* **TASK BRIEF**:
Answer with the number of lines in the listing below that contain the word "this", and nothing else.

——————————

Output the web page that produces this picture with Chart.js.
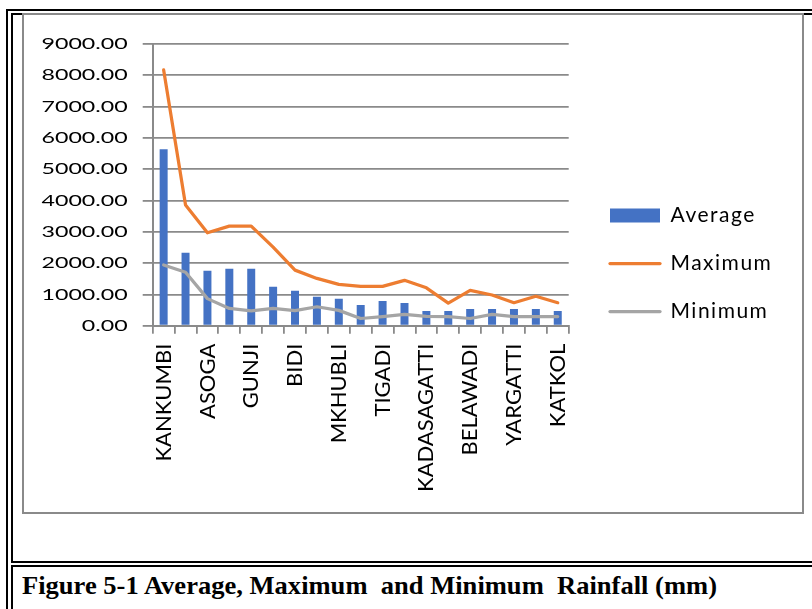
<!DOCTYPE html>
<html>
<head>
<meta charset="utf-8">
<title>Average, Maximum and Minimum Rainfall</title>
<script src="https://cdn.jsdelivr.net/npm/chart.js@4.4.1/dist/chart.umd.min.js"></script>
<style>
  html, body { margin: 0; padding: 0; background: #fff; }
  body { position: relative; width: 812px; height: 609px; overflow: hidden; }
  .rule { position: absolute; background: #000; }
  #chartBox { position: absolute; left: 22px; top: 13px; width: 778px; height: 497px;
              border: 2px solid #8a8a8a; background: #fff; }
  #chartBox canvas { position: absolute; left: 0; top: 0; }
  #caption { position: absolute; left: 22px; top: 573px; margin: 0;
             font: bold 26px "Liberation Serif", "Times New Roman", serif;
             line-height: 26px; white-space: pre; color: #000; transform-origin: 0 0; }
</style>
</head>
<body>
<!-- double-ruled table frame around the figure and its caption -->
<div class="rule" style="left:6px;top:9px;width:2px;height:600px"></div>
<div class="rule" style="left:6px;top:9px;width:806px;height:2px"></div>
<div class="rule" style="left:11px;top:13px;width:2px;height:550px"></div>
<div class="rule" style="left:11px;top:13px;width:801px;height:2px"></div>
<div class="rule" style="left:11px;top:561px;width:801px;height:2px"></div>
<div class="rule" style="left:11px;top:565px;width:801px;height:2px"></div>
<div class="rule" style="left:11px;top:565px;width:2px;height:44px"></div>

<div id="chartBox"><canvas id="chart" width="778" height="497"></canvas></div>
<div id="caption">Figure 5-1 Average, Maximum  and Minimum  Rainfall (mm)</div>

<script>
// Rain gauge stations (only every other name is printed on the axis)
const stations = ['KANKUMBI', '', 'ASOGA', '', 'GUNJI', '', 'BIDI', '', 'MKHUBLI', '',
                  'TIGADI', '', 'KADASAGATTI', '', 'BELAWADI', '', 'YARGATTI', '', 'KATKOL'];

// Annual rainfall, mm
const averageRain = [5640, 2330, 1755, 1820, 1820, 1245, 1115, 925, 860, 665,
                     790, 725, 470, 470, 530, 530, 530, 530, 470];
const maximumRain = [8170, 3855, 2970, 3180, 3180, 2510, 1775, 1510, 1320, 1260,
                     1255, 1450, 1210, 720, 1130, 980, 735, 940, 735];
const minimumRain = [1940, 1710, 865, 550, 475, 550, 480, 605, 490, 230,
                     290, 360, 300, 290, 230, 360, 290, 290, 290];

// Value axis ticks
const rainTicks = [0, 1000, 2000, 3000, 4000, 5000, 6000, 7000, 8000, 9000];

const GRID = '#8a8a8a';
const FONT = 'Lato';

// plot geometry inside the canvas
const PLOT_LEFT = 128.7, PLOT_RIGHT = 544.7, PLOT_TOP = 29, PLOT_BOTTOM = 310.7;
const CANVAS_W = 778, CANVAS_H = 497;
const Y_TICK_LEN = 10, Y_TICK_PAD = 15, Y_LABEL_STRETCH = 1.45;

// legend geometry
const LEG_FONT = 21, LEG_BOX_W = 50, LEG_BOX_H = 14, LEG_PAD = 27;
const LEG_GAP = 41.3 - LEG_PAD;

const legendNames = ['Average', 'Maximum', 'Minimum'];
const mctx = document.createElement('canvas').getContext('2d');
mctx.font = LEG_FONT + 'px ' + FONT;
const widestName = Math.max(...legendNames.map(t => mctx.measureText(t).width));
const legendWidth = LEG_PAD + LEG_BOX_W + LEG_FONT / 2 + widestName + 10;
const rightPad = CANVAS_W - PLOT_RIGHT - LEG_GAP - legendWidth;

const config = {
  data: {
    labels: stations,
    datasets: [
      { type: 'bar', label: legendNames[0], data: averageRain,
        backgroundColor: '#4472C4', borderWidth: 0,
        barPercentage: 0.365, categoryPercentage: 1, order: 2 },
      { type: 'line', label: legendNames[1], data: maximumRain,
        borderColor: '#ED7D31', backgroundColor: '#ED7D31', borderWidth: 3.25,
        pointRadius: 0, tension: 0, borderCapStyle: 'round', borderJoinStyle: 'round', order: 1 },
      { type: 'line', label: legendNames[2], data: minimumRain,
        borderColor: '#A5A5A5', backgroundColor: '#A5A5A5', borderWidth: 3.25,
        pointRadius: 0, tension: 0, borderCapStyle: 'round', borderJoinStyle: 'round', order: 0 }
    ]
  },
  options: {
    responsive: false,
    animation: false,
    devicePixelRatio: 1,
    layout: { padding: { top: 0, bottom: 0, left: 0, right: rightPad } },
    scales: {
      x: {
        type: 'category',
        offset: true,
        grid: { offset: true, drawOnChartArea: false, drawTicks: true, tickLength: 8,
                color: GRID, lineWidth: 1.8 },
        border: { display: true, color: GRID, width: 2 },
        ticks: { autoSkip: false, minRotation: 90, maxRotation: 90, padding: 10,
                 color: '#000', font: { family: FONT, size: 22 } },
        afterFit(s) { s.height = CANVAS_H - PLOT_BOTTOM; }
      },
      y: {
        type: 'linear',
        min: 0, max: 9000,
        afterBuildTicks(s) { s.ticks = rainTicks.map(v => ({ value: v })); },
        grid: { color: GRID, lineWidth: 1.8, tickLength: Y_TICK_LEN },
        border: { display: true, color: GRID, width: 2 },
        ticks: { padding: Y_TICK_PAD, color: '#000', font: { family: FONT, size: 16 },
                 callback: v => Number(v).toFixed(2) },
        afterFit(s) { s.width = PLOT_LEFT; }
      },
      // empty band above the plot
      topBand: {
        axis: 'x', type: 'linear', position: 'top', display: true,
        grid: { display: false }, border: { display: false }, ticks: { display: false },
        afterFit(s) { s.height = PLOT_TOP; }
      },
      // empty band between the plot and the legend
      legendBand: {
        axis: 'y', type: 'linear', position: 'right', display: true,
        grid: { display: false }, border: { display: false }, ticks: { display: false },
        afterFit(s) { s.width = LEG_GAP; }
      }
    },
    plugins: {
      tooltip: { enabled: false },
      legend: {
        position: 'right',
        align: 'center',
        maxWidth: 400,
        labels: {
          usePointStyle: true,
          pointStyleWidth: LEG_BOX_W,
          boxHeight: LEG_BOX_H,
          padding: LEG_PAD,
          color: '#000',
          font: { family: FONT, size: LEG_FONT },
          sort: (a, b) => a.datasetIndex - b.datasetIndex,
          generateLabels(chart) {
            const items = Chart.defaults.plugins.legend.labels.generateLabels(chart);
            items.forEach(it => {
              const ds = chart.data.datasets[it.datasetIndex];
              if (ds.type === 'line') {
                it.pointStyle = 'line';
                it.strokeStyle = ds.borderColor;
                it.lineWidth = 3.25;
                it.lineCap = 'round';
              } else {
                it.pointStyle = 'rect';
                it.fillStyle = ds.backgroundColor;
                it.lineWidth = 0;
              }
            });
            return items;
          }
        }
      }
    }
  }
};

const chart = new Chart(document.getElementById('chart'), config);

// wide value-axis numerals: stretch the labels sideways from their right edge
const yScale = chart.scales.y;
const drawYLabels = yScale.drawLabels.bind(yScale);
yScale.drawLabels = function (area) {
  const c = this.ctx;
  const x0 = this.right - Y_TICK_LEN - Y_TICK_PAD;
  c.save();
  c.translate(x0, 0); c.scale(Y_LABEL_STRETCH, 1); c.translate(-x0, 0);
  drawYLabels(area);
  c.restore();
};

// slightly spaced legend lettering
const legend = chart.legend;
const drawLegend = legend.draw.bind(legend);
legend.draw = function (area) {
  const c = this.ctx;
  c.save();
  c.letterSpacing = '1.5px';
  drawLegend(area);
  c.restore();
};

chart.draw();

// caption spans the width of the figure cell
const cap = document.getElementById('caption');
const capW = cap.getBoundingClientRect().width;
cap.style.transform = 'scaleX(' + (695 / capW) + ')';
</script>
</body>
</html>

——————————

* **REPLY**:
4